2. Apply forces locally.
3. Wait for send/receive requests to finish.
4. Apply forces across processors.
5. Compute new positions of particles and prepare messages for moving particles across processors.
6. Distribute flux data via all-to-all communication.
7. Initiate send/receive requests (non-blocking).
8. Finalize moving particles across blocks in the same partition.
9. Wait for send/receive requests to finish.
10. Finalize moving particles across partitions.
We count time cost of each part on processor 0 with the setting of 1000000 particles and 68 processors. To be clarify, timing adds a little bit overhead to total time consumed.

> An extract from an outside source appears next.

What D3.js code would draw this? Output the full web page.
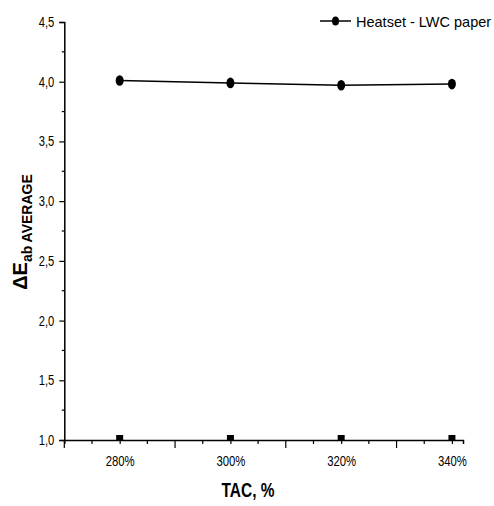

The table and the chart below shows the result.
|Step|Simulation Time (ms)|Step|Simulation Time (ms)|
|-|-|-|-|
|1|69.7578|6|368.776|
|2|5976.07|7|12.3496|
|3|37.2818|8|1304.56|
|4|48.844|9|17.0852|
|5|7130.94|10|2.07918|

We can see that time cost is dominated by step 2, step 5 and step 8, all of which are computation inside a processor, and hard to further improve from parallelism standpoint. When p scales up, computation time will also drop linearly since the number of particles each processor need to handle is the total number of particles divided by p, and complexity of handling n particles serially is $O(n)$ with blocking strategy.
Second to that is step 6, which is the only all-to-all communication in the whole process. The only way to optimize this part out is to discard all-to-all communication. If we can make some assumption about how far can each particle possibly move, maybe we could still try point-to-point communication. And when p scales up, this part of time goes up in "log" way, since complexity of all-to-all communication contains the factor $\log p$.
Step 3 and step 9 are synchronization, neither of which takes much time. Step 3 does not take much time because latency of communication of this part is well hidden by computation. Step 9 does not probably because the amount of communication initiated in step 7 is not so much. When p scales up, synchronization will not have apparent change.